Locals and scientists gathered as a plaque was unveiled during a ceremony at the Okjokull ice sheet on Sunday.
The service also included poetry, moments of silence and political speeches.
Only small dashes of white ice remain in Okjokull, which is one of hundreds of glaciers in Iceland.
The glacier was pronounced extinct in 2014 by geologist Oddur Sigurðsson. It no longer fulfilled the criteria to be classified as a glacier having melted throughout the 20th century.
Mr Sigurdsson took a death certificate to the made-for-media memorial.
This was the first of Iceland’s glaciers to disappear, but Mr Sigurdsson said all of the nation’s ice masses would be gone in 200 years.
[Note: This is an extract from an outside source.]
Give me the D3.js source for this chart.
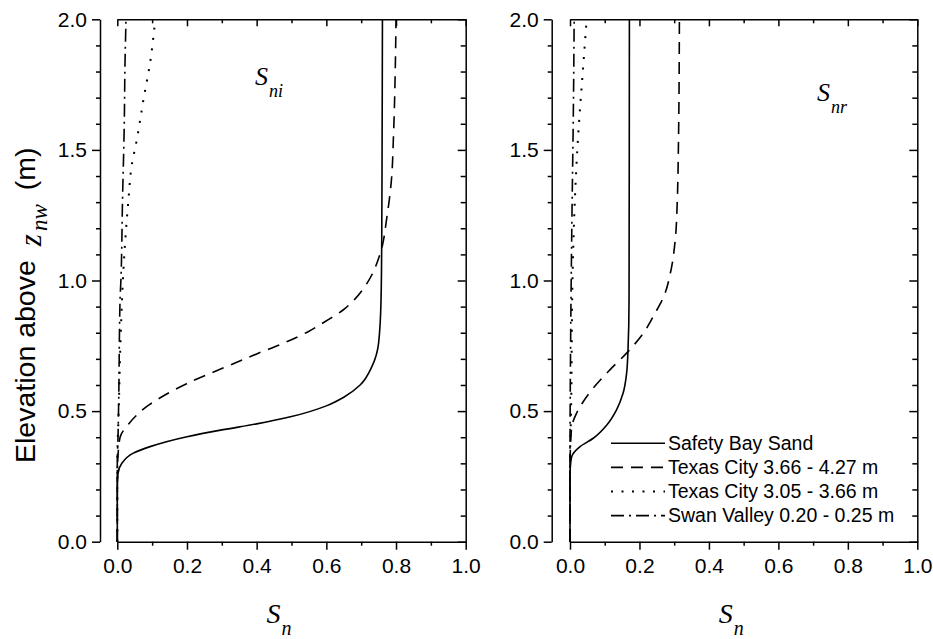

After about 100 people made a two-hour hike up a volcano, children installed a memorial plaque to the ice sheet, nicknamed OK.
The inscription, directed towards future generations, reads: “Ok is the first Icelandic glacier to lose its status as a glacier. In the next 200 years all our glaciers are expected to follow the same path.
“We know what is happening and what needs to be done. Only you know if we did it.”
The inscription on the plaque written by Icelandic author Andri Snaer Magnason, who also attended the event
Icelandic Prime Minister Katrin Jakobsdottir spoke at the ceremony, calling the glacial loss a consequence of the climate crisis.
According to satellite images from the NASA Earth Observatory, the glacier appeared as a solid-white patch in 1986, but in an image from August 1 this year, only small dashes of white ice remained.
Icelanders call their nation the “Land of Fire and Ice” for its other-worldly landscape of volcanoes and glaciers, immortalized in literature.
“There is no longer any doubt that the climate in the Arctic is changing markedly and rapidly,” said Minik Rosing, professor at the University of Copenhagen.
“All of the Nordic countries comprise Arctic territories, where climate change has gone from theoretical predictions of the future to everyday reality,” he said.
Scientists see the shrinking of glaciers as one of many warning signs that the earth’s climate is lurching toward dangerous tipping points.